# Samurai - Miyamoto Musashi Documentary



## Hrawk (Oct 25, 2010)

I stumbled across this AWESOME documentary last night on Miyamoto Musashi, one of the greatest warriors of all time and author of 'The Book of Five Rings'


----------



## pop shot (Sep 29, 2011)

Musashi was the MAN.


----------



## SlingGal (Jun 18, 2011)

Sweet! I'm gonna watch it when I get home!

-Restita


----------



## Flatband (Dec 18, 2009)

As Horsemen, Archers ,Swordsmen, and Martial Atrtists too,they were right at the top of the class. To be exceptional in any one is an achievement,but to excell at all four? Man, they were good! There was an old movie done by Kurosawa called the Seven Samurai. Really well done and it was the basis for the movie The Magnificent Seven-famous American western. Recently the last Samurai with Tom Cruise ( a little mis- casting but he did a heck of a job.
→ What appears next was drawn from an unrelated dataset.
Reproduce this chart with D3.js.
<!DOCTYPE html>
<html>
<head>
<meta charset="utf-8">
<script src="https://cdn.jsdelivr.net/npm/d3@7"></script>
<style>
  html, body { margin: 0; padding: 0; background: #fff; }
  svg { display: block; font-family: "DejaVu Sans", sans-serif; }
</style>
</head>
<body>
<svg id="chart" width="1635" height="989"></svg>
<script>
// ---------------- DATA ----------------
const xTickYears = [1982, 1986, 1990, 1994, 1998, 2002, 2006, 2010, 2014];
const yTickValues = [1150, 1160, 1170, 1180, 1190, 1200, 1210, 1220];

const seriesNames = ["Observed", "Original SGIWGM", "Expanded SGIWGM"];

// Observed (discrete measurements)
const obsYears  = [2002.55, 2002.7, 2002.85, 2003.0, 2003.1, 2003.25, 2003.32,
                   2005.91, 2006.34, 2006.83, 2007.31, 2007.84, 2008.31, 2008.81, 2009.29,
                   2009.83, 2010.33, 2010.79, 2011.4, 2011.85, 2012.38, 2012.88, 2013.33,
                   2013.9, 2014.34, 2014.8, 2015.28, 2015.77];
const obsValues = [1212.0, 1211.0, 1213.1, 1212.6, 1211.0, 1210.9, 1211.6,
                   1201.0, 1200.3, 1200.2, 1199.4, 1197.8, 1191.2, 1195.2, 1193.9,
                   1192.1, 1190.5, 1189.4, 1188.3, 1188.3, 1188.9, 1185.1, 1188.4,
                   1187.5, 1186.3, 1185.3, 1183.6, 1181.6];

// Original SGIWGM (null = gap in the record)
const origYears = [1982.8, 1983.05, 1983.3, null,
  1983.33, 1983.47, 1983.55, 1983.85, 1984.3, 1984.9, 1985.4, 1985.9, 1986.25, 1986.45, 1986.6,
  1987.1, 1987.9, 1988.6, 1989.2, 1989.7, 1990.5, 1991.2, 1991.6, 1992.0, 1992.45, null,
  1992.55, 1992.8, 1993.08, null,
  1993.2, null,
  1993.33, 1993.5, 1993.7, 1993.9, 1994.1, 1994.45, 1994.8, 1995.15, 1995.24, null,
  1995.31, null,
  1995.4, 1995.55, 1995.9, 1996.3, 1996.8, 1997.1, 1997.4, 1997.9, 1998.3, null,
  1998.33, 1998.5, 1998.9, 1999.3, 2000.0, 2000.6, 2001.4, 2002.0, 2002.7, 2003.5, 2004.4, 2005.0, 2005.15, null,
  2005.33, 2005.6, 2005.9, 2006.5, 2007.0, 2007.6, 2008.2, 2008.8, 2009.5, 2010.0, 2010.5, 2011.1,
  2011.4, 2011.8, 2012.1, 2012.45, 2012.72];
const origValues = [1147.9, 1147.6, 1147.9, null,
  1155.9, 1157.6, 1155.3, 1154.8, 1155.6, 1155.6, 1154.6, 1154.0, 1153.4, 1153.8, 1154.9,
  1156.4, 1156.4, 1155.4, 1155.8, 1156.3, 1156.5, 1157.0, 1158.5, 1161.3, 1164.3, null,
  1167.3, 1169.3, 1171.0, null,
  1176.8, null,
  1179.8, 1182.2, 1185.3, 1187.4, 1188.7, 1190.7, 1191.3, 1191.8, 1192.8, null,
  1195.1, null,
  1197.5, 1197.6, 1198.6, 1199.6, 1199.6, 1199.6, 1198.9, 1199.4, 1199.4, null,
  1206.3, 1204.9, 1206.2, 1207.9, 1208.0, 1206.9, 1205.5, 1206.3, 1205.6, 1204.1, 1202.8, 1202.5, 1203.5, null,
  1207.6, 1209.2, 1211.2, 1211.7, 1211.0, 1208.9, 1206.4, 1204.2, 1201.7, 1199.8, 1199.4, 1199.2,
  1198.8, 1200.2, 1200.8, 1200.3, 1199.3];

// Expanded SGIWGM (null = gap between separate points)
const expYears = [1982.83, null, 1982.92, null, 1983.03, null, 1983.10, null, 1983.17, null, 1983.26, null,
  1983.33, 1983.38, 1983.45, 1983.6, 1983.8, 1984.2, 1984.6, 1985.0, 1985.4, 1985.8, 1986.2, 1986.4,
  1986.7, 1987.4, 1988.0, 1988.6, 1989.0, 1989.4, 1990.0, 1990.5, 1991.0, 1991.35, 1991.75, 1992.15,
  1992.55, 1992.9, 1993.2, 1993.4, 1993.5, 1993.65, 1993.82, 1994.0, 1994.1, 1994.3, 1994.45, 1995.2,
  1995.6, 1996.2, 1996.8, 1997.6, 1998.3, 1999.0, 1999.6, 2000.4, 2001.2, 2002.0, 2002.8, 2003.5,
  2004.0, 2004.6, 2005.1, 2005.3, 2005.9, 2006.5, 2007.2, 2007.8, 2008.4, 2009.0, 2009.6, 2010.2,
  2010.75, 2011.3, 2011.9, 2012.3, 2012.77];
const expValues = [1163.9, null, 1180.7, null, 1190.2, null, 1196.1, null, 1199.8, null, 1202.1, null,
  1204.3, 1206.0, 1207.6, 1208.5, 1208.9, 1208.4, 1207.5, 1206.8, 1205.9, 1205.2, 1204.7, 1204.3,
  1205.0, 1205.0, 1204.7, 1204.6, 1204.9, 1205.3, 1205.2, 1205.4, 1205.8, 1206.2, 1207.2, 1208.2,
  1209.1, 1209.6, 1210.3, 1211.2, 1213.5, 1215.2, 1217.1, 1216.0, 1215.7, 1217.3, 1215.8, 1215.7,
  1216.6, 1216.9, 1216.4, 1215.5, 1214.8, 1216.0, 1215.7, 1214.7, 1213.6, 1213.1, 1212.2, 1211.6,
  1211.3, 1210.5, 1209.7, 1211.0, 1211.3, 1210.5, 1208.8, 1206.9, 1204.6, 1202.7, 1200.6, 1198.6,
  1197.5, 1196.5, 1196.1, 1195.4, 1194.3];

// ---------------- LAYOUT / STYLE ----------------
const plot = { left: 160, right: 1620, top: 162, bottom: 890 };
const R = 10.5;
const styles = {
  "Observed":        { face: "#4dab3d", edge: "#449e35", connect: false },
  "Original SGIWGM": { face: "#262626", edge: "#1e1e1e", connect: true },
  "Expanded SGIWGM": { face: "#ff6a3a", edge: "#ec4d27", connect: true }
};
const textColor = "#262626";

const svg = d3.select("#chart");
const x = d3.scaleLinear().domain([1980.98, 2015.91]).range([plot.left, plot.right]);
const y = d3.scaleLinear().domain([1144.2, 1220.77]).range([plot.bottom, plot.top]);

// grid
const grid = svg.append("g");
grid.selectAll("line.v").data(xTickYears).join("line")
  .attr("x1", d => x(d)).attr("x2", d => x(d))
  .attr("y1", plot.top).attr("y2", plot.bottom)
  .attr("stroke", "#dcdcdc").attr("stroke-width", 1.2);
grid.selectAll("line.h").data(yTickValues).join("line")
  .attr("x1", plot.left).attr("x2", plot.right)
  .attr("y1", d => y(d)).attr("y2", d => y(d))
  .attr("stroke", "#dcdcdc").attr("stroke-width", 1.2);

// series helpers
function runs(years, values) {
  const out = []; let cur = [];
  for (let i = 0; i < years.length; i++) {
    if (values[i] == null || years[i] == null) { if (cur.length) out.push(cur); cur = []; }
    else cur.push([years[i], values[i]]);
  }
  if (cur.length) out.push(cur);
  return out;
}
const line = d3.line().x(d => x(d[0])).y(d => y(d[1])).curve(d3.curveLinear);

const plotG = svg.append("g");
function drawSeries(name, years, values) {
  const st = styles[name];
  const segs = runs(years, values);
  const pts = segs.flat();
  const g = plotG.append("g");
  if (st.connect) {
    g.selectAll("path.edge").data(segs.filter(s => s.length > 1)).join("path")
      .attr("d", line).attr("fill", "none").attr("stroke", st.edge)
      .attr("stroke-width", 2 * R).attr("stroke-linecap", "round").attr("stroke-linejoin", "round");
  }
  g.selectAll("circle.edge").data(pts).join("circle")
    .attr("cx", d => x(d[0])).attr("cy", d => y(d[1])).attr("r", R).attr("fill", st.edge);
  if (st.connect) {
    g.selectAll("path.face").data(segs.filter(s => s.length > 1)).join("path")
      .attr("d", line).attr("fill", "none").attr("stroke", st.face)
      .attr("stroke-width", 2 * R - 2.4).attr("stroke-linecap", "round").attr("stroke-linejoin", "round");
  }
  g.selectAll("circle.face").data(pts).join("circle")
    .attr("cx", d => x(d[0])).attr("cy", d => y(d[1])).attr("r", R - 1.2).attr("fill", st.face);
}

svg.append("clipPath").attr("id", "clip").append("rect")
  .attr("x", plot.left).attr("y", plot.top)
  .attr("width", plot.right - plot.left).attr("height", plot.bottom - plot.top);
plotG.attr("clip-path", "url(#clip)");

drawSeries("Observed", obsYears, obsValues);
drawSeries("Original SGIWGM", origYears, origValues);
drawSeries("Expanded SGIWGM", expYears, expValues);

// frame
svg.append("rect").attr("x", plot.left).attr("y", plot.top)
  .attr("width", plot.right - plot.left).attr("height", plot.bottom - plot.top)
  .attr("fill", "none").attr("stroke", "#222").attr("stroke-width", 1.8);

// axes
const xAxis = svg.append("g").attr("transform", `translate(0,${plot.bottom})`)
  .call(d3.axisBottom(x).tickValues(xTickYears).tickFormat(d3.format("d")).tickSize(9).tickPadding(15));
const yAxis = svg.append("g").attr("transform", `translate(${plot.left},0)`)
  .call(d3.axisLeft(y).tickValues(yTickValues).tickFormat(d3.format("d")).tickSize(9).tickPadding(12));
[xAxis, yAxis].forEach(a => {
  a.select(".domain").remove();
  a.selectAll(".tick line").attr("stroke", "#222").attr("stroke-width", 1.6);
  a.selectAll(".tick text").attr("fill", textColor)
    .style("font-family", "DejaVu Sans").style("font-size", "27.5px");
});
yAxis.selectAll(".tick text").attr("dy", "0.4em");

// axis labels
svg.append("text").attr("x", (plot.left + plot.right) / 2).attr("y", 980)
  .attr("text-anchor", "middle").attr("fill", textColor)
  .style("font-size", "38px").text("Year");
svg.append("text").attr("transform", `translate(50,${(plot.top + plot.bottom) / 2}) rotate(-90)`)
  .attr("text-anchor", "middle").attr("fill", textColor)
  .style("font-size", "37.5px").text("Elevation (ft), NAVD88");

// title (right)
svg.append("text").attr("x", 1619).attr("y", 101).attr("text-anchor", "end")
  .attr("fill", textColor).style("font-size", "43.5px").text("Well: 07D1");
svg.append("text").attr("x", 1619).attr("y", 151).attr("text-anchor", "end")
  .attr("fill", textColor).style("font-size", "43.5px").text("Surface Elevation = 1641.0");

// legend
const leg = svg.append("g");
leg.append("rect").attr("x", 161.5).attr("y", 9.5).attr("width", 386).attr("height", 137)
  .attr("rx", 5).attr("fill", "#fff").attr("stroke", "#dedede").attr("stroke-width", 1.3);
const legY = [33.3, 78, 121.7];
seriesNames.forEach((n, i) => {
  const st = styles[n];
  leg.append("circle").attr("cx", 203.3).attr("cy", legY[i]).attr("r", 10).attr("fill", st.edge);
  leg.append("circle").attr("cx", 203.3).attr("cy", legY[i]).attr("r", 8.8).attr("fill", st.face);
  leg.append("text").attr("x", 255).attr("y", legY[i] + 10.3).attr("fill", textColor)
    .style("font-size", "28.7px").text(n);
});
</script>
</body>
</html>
Great sound track and movie. Thanks a ton for this link Hrawk. I love this stuff! (going to get the Ice Cream now!) GOTTA HAVE SNACKS WHEN WATCHING FLICKS!!!!


----------



## pop shot (Sep 29, 2011)

Flatband said:


> As Horsemen, Archers ,Swordsmen, and Martial Atrtists too,they were right at the top of the class. To be exceptional in any one is an achievement,but to excell at all four? Man, they were good! There was an old movie done by Kurosawa called the Seven Samurai. Really well done and it was the basis for the movie The Magnificent Seven-famous American western. Recently the last Samurai with Tom Cruise ( a little mis- casting but he did a heck of a job. Great sound track and movie. Thanks a ton for this link Hrawk. I love this stuff! (going to get the Ice Cream now!) GOTTA HAVE SNACKS WHEN WATCHING FLICKS!!!!


the seven samurai was awesome


----------